Pour Yvan Ricordeau (CFDT), "pour l’instant à l’exécutif, on a deux salles, deux ambiances". "On est habitués à avoir des tendances Bercy qui ne sont pas les tendances ministère du Travail", dit-il. Mais traditionnellement, il y a "des arbitrages réguliers" de Matignon qui font qu'"on sait où le curseur a été situé".

Plus de ministère

Si Cyril Chabanier (CFTC) reconnaît à Catherine Vautrin d'être "réellement attachée au dialogue social" et d'être "assez cash", il pointe lui aussi un "problème": "il faut expliquer à Bruno Le Maire qu’il n’est pas Premier ministre de l’Economie".

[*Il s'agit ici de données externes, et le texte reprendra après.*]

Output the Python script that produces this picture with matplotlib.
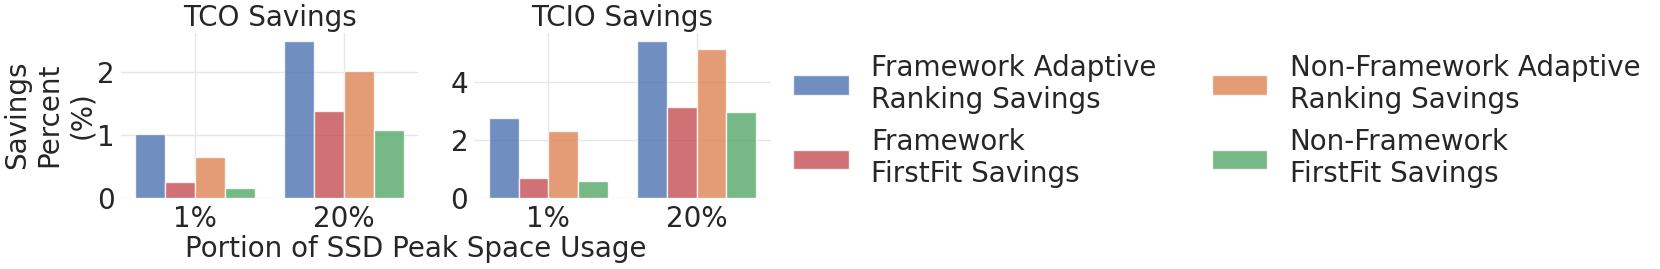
import numpy as np
import matplotlib
matplotlib.use("Agg")
import matplotlib.pyplot as plt

# data
groups = ['1%', '20%']
labels = ['Framework Adaptive\nRanking Savings', 'Framework\nFirstFit Savings',
          'Non-Framework Adaptive\nRanking Savings', 'Non-Framework\nFirstFit Savings']
colors = ['#4C72B0', '#C44E52', '#DD8452', '#55A868']

tco_fw_adaptive = [1.02, 2.50]
tco_fw_firstfit = [0.26, 1.39]
tco_nfw_adaptive = [0.65, 2.02]
tco_nfw_firstfit = [0.16, 1.09]

tcio_fw_adaptive = [2.75, 5.40]
tcio_fw_firstfit = [0.70, 3.14]
tcio_nfw_adaptive = [2.31, 5.12]
tcio_nfw_firstfit = [0.59, 2.97]

plt.rcParams['font.family'] = ['DejaVu Sans']
plt.rcParams['text.color'] = '#262626'
plt.rcParams['axes.labelcolor'] = '#262626'
plt.rcParams['xtick.color'] = '#262626'
plt.rcParams['ytick.color'] = '#262626'

fig = plt.figure(figsize=(16.6, 2.69), dpi=100)
ax1 = fig.add_axes([0.0726, 0.264, 0.1795, 0.613])
ax2 = fig.add_axes([0.2855, 0.264, 0.179, 0.613])


def draw(ax, series, title, yticks):
    x = np.arange(len(groups))
    w = 0.2
    for i, vals in enumerate(series):
        ax.bar(x - 0.3 + i * w, vals, width=w, color=colors[i], alpha=0.8,
               edgecolor='white', linewidth=1, label=labels[i], zorder=2)
    ax.set_xlim(-0.5, 1.5)
    ax.set_xticks(x)
    ax.set_xticklabels(groups)
    ax.set_yticks(yticks)
    ax.grid(True, color='#e6e6e6', linewidth=1, zorder=0)
    ax.set_axisbelow(True)
    for s in ax.spines.values():
        s.set_visible(False)
    ax.tick_params(axis='both', length=0, labelsize=20)
    ax.tick_params(axis='y', pad=4)
    ax.tick_params(axis='x', pad=5)
    ax.set_title(title, fontsize=20, pad=5)


draw(ax1, [tco_fw_adaptive, tco_fw_firstfit, tco_nfw_adaptive, tco_nfw_firstfit],
     'TCO Savings', [0, 1, 2])
draw(ax2, [tcio_fw_adaptive, tcio_fw_firstfit, tcio_nfw_adaptive, tcio_nfw_firstfit],
     'TCIO Savings', [0, 2, 4])

fig.text(49.5 / 1660, 1 - 115 / 269, 'Savings\nPercent\n(%)', rotation=90,
         ha='center', va='center', multialignment='center', fontsize=20)
fig.text(416 / 1660, 12 / 269, 'Portion of SSD Peak Space Usage',
         ha='center', va='baseline', fontsize=20)

handles, labs = ax1.get_legend_handles_labels()
fig.legend(handles, labs, ncol=2, frameon=False, fontsize=20,
           loc='center left', bbox_to_anchor=(0.4627, 0.55))

plt.savefig('out.png', dpi=100)
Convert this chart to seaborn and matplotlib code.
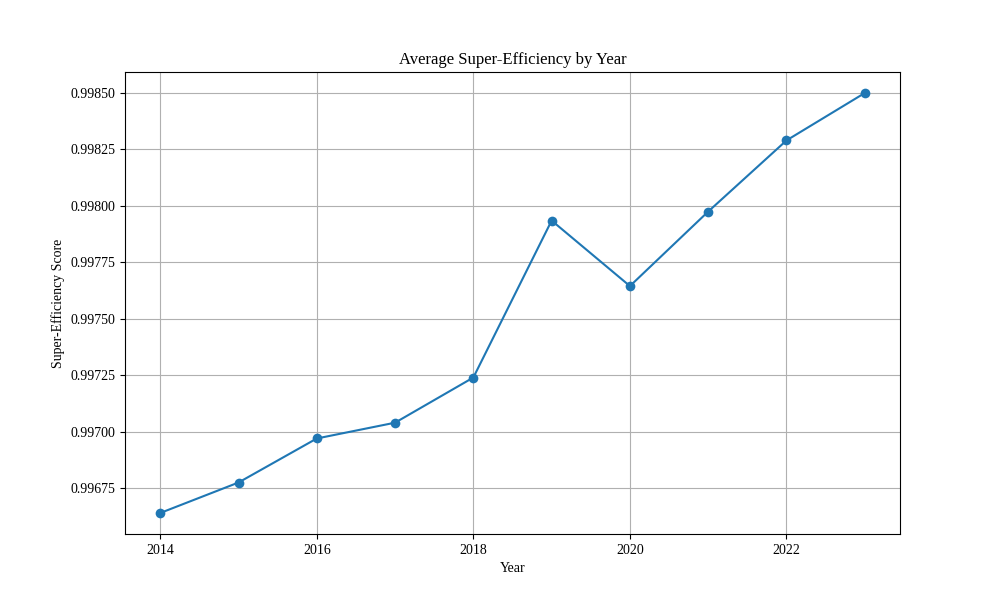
import numpy as np
import pandas as pd
import matplotlib
matplotlib.use("Agg")
import matplotlib.pyplot as plt
import seaborn as sns

# average super-efficiency per year
years = [2014, 2015, 2016, 2017, 2018, 2019, 2020, 2021, 2022, 2023]
scores = [0.99664, 0.996775, 0.99697, 0.99704, 0.99724,
          0.997935, 0.997645, 0.997975, 0.99829, 0.99850]

df = pd.DataFrame({'Year': years, 'Score': scores})

sns.set_style('ticks')
plt.rcParams['font.family'] = ['Liberation Serif', 'DejaVu Serif']
for k in ['text.color', 'axes.labelcolor', 'xtick.color', 'ytick.color']:
    plt.rcParams[k] = 'black'

fig, ax = plt.subplots(figsize=(10, 6), dpi=100)
sns.lineplot(data=df, x='Year', y='Score', marker='o', markersize=7,
             markeredgewidth=0, color='#1f77b4', linewidth=1.5, ax=ax)
ax.set_title('Average Super-Efficiency by Year')
ax.set_xlabel('Year')
ax.set_ylabel('Super-Efficiency Score')
ax.set_yticks([0.99675, 0.99700, 0.99725, 0.99750, 0.99775, 0.99800, 0.99825, 0.99850])
ax.yaxis.set_major_formatter(matplotlib.ticker.FormatStrFormatter('%.5f'))
ax.grid(True, color='#b0b0b0', linewidth=0.8)
for s in ax.spines.values():
    s.set_visible(True)
    s.set_color('black')
    s.set_linewidth(0.8)

plt.savefig('out.png', dpi=100)
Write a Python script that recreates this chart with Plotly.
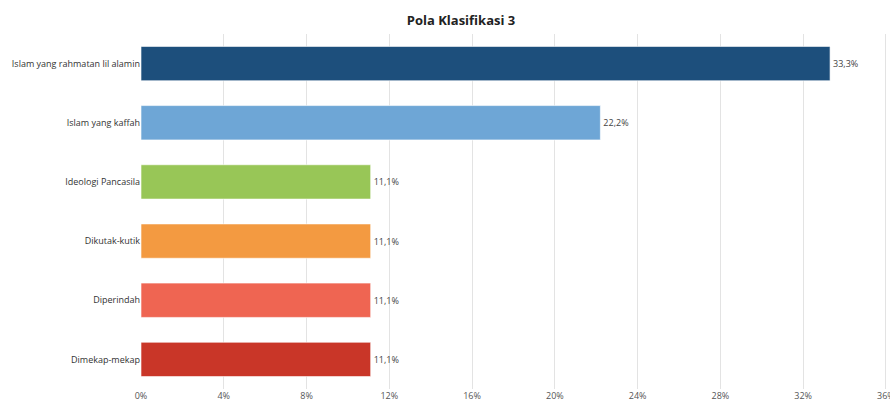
import plotly.graph_objects as go

categories = ["Islam yang rahmatan lil alamin", "Islam yang kaffah", "Ideologi Pancasila",
              "Dikutak-kutik", "Diperindah", "Dimekap-mekap"]
values = [33.3, 22.2, 11.1, 11.1, 11.1, 11.1]
labels = ["33,3%", "22,2%", "11,1%", "11,1%", "11,1%", "11,1%"]
colors = ["#1d4f7c", "#6ea6d6", "#98c657", "#f39a41", "#ef6552", "#c93628"]
tick_vals = [0, 4, 8, 12, 16, 20, 24, 28, 32, 36]
tick_text = ["0%", "4%", "8%", "12%", "16%", "20%", "24%", "28%", "32%", "36%"]

fig = go.Figure(go.Bar(
    y=categories, x=values, orientation="h",
    marker=dict(color=colors, line=dict(color="rgba(255,255,255,0.6)", width=1)),
    text=labels, textposition="outside", cliponaxis=False,
    textfont=dict(family="Open Sans", size=9, color="#444"),
    width=0.58,
))

fig.update_layout(
    width=890, height=403,
    margin=dict(l=141, r=2, t=34, b=14, autoexpand=False),
    paper_bgcolor="white", plot_bgcolor="white",
    title=dict(text="<b>Pola Klasifikasi 3</b>", x=0.518, xanchor="center", y=0.95, yanchor="middle",
               font=dict(family="Open Sans", size=13, color="#222")),
    showlegend=False,
    font=dict(family="Open Sans", size=9, color="#444"),
)
fig.update_xaxes(range=[0, 36.1], tickvals=tick_vals, ticktext=tick_text,
                 showgrid=True, gridcolor="#e3e3e3", gridwidth=1, zeroline=False,
                 showline=False, ticks="", ticklabeloverflow="allow", automargin=False,
                 tickfont=dict(size=9, color="#555"))
fig.update_yaxes(categoryorder="array", categoryarray=categories, autorange="reversed",
                 ticks="", showline=False, automargin=False, tickfont=dict(size=9, color="#333"))

fig.write_html("out.html")
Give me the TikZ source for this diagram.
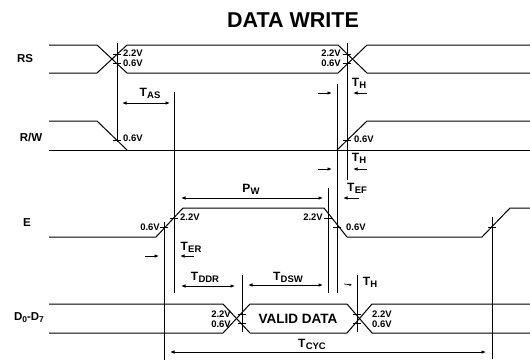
\documentclass[tikz,border=0pt]{standalone}
\usepackage{fontspec}
\setmainfont{Liberation Sans}
\usetikzlibrary{arrows.meta}
\newcommand{\Tsb}[2]{#1\kern0.3pt\raisebox{-2.6pt}{\fontsize{9.5}{10}\selectfont #2}}
\begin{document}
\begin{tikzpicture}[x=1pt,y=-1pt,
  wave/.style={line width=1pt},
  refl/.style={line width=1pt},
  tick/.style={line width=0.8pt},
  dimA/.style={line width=1pt,{Latex[length=4.5pt,width=3.6pt]}-{Latex[length=4.5pt,width=3.6pt]}},
  arrR/.style={line width=1pt,-{Latex[length=4.5pt,width=3.6pt]}},
  sig/.style={font=\fontsize{11.5}{12}\selectfont\bfseries,inner sep=0pt,anchor=base},
  volt/.style={font=\fontsize{9.5}{10}\selectfont\bfseries,inner sep=0pt},
  tlab/.style={font=\fontsize{12}{13}\selectfont\bfseries,inner sep=0pt,anchor=base},
]
\useasboundingbox (0,0) rectangle (530,360);

% title
\node[font=\fontsize{21.5}{23}\selectfont\bfseries,inner sep=0pt] (title) at (293,20) {DATA WRITE};

% signal names
\node[sig] (lRS) at (25,62.5) {RS};
\node[sig] (lRW) at (31,141) {R/W};
\node[sig] (lE) at (27,226) {E};
\node[sig] (lD) at (29,320) {D\raisebox{-2.4pt}{\fontsize{8.5}{9}\selectfont 0}-D\raisebox{-2.4pt}{\fontsize{8.5}{9}\selectfont 7}};

% waveforms
% RS
\draw[wave] (49,45) -- (97,45) -- (127,73) -- (338,73) -- (367,45) -- (530,45);
\draw[wave] (49,73) -- (97,73) -- (127,45) -- (338,45) -- (367,73) -- (530,73);
% R/W
\draw[wave] (49,121) -- (97,121) -- (127,150);
\draw[wave] (49,150) -- (530,150);
\draw[wave] (337,150) -- (367,121) -- (530,121);
% E
\draw[wave] (49,237) -- (156,237) -- (183,208) -- (324,208) -- (347,237) -- (482,237) -- (510,208) -- (530,208);
% D0-D7
\draw[wave] (49,304) -- (223,304) -- (250,333) -- (347,333) -- (372,304) -- (530,304);
\draw[wave] (49,333) -- (223,333) -- (250,304) -- (347,304) -- (372,333) -- (530,333);
\node[font=\fontsize{13.5}{14}\selectfont\bfseries,inner sep=0pt] (valid) at (298,319) {VALID DATA};

% reference lines
\draw[refl] (117,43) -- (117,142);
\draw[refl] (174,92) -- (174,293);
\draw[refl] (164,222) -- (164,360);
\draw[refl] (337,84) -- (337,293);
\draw[refl] (347,43) -- (347,180);
\draw[refl] (328,188) -- (328,293);
\draw[refl] (242,275) -- (242,332);
\draw[refl] (357,275) -- (357,332);
\draw[refl] (492,217) -- (492,359);

% ticks
\foreach \x/\y in {117/54,117/63,117/140,347/54,347/63,347/140,174/218,164/227,328/218,337/227,242/314,242/323,357/314,357/323,492/227}
  \draw[tick] (\x-4,\y) -- (\x+4,\y);

% voltage labels
\node[volt,anchor=mid west] (v1) at (123,54) {2.2V};
\node[volt,anchor=mid west] (v2) at (123,64) {0.6V};
\node[volt,anchor=mid east] (v3) at (341,54) {2.2V};
\node[volt,anchor=mid east] (v4) at (341,64) {0.6V};
\node[volt,anchor=mid west] (v5) at (123,138.5) {0.6V};
\node[volt,anchor=mid west] (v6) at (354,139.5) {0.6V};
\node[volt,anchor=mid east] (v7) at (160,228) {0.6V};
\node[volt,anchor=mid west] (v8) at (180,218) {2.2V};
\node[volt,anchor=mid east] (v9) at (323,218) {2.2V};
\node[volt,anchor=mid west] (v10) at (346,228) {0.6V};
\node[volt,anchor=mid east] (v11) at (231,315) {2.2V};
\node[volt,anchor=mid east] (v12) at (231,325) {0.6V};
\node[volt,anchor=mid west] (v13) at (372,315) {2.2V};
\node[volt,anchor=mid west] (v14) at (372,325) {0.6V};

% timing labels
\node[tlab] (tas) at (150,96) {\Tsb{T}{AS}};
\node[tlab] (th1) at (359,86) {\Tsb{T}{H}};
\node[tlab] (th2) at (359,161) {\Tsb{T}{H}};
\node[tlab] (tef) at (357,191) {\Tsb{T}{EF}};
\node[tlab] (pw) at (251,192) {\Tsb{P}{W}};
\node[tlab] (ter) at (191,250) {\Tsb{T}{ER}};
\node[tlab] (tddr) at (205,280) {\Tsb{T}{DDR}};
\node[tlab] (tdsw) at (288,280) {\Tsb{T}{DSW}};
\node[tlab] (th3) at (370,285) {\Tsb{T}{H}};
\node[tlab] (tcyc) at (312,347) {\Tsb{T}{CYC}};

% dimension arrows
\coordinate (asA) at (122,103); \coordinate (asB) at (170,103);
\draw[dimA] (asA) -- (asB);
\coordinate (h1a) at (318,93); \coordinate (h1b) at (332,93);
\coordinate (h1c) at (367,93); \coordinate (h1d) at (353,93);
\draw[arrR] (h1a) -- (h1b);
\draw[arrR] (h1c) -- (h1d);
\coordinate (h2a) at (318,169); \coordinate (h2b) at (332,169);
\coordinate (h2c) at (367,169); \coordinate (h2d) at (353,169);
\draw[arrR] (h2a) -- (h2b);
\draw[arrR] (h2c) -- (h2d);
\coordinate (pwA) at (181,198); \coordinate (pwB) at (323,198);
\draw[dimA] (pwA) -- (pwB);
\coordinate (efA) at (359,198); \coordinate (efB) at (343,198);
\draw[arrR] (efA) -- (efB);
\coordinate (erA) at (145,256); \coordinate (erB) at (159,256);
\coordinate (erC) at (194,256); \coordinate (erD) at (180,256);
\draw[arrR] (erA) -- (erB);
\draw[arrR] (erC) -- (erD);
\coordinate (ddrA) at (181,286); \coordinate (ddrB) at (235,286);
\draw[dimA] (ddrA) -- (ddrB);
\coordinate (dswA) at (248,285); \coordinate (dswB) at (323,285);
\draw[dimA] (dswA) -- (dswB);
\coordinate (h3a) at (344,284); \coordinate (h3b) at (352,285);
\draw[line width=0.7pt,-{Latex[length=2.5pt,width=2.5pt]}] (h3a) -- (h3b);
\coordinate (cycA) at (170,352); \coordinate (cycB) at (486,352);
\draw[dimA] (cycA) -- (cycB);
\end{tikzpicture}
\end{document}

"Quand vous discutez avec Catherine Vautrin c’est à peu près l’inverse de ce que vous a dit ou ce que vous avez lu sur le ministre de l’Economie", dit-il, assurant n'avoir "jamais vu deux ministères aussi opposés publiquement". 

"Qui va gagner à la fin ? Je ne sais pas" et "il faut écouter qui ? On est complètement perdus", lance le responsable syndical. Il juge à son tour que "Matignon n'arbitre pas de façon claire" et dit son impression que "l’Elysée est quand même plutôt du côté de Le Maire". 

Le patron de la CFE-CGC François Hommeril, lui, n'y va pas par quatre chemins : "A l’évidence, il n’y a plus de ministère du Travail", Emmanuel Macron l'a "supprimé".

L'Elysée est "directement en ligne avec Bercy qui commande à tous les sujets, traités uniquement sous l’angle budgétaire", fustige M. Hommeril pour qui "le pouvoir s’est concentré sur un groupe incroyablement réduit de personnes".

"Même le Medef commence à s’inquiéter", croit savoir le syndicaliste, qui note notamment que sur l’assurance chômage, ils ne sont pas demandeurs de ce que veut faire le gouvernement.

Le numéro un du Medef Patrick Martin avait de fait dit en février ses réticences au déclenchement d'une nouvelle réforme "pour des raisons de climat social et de respect des partenaires sociaux".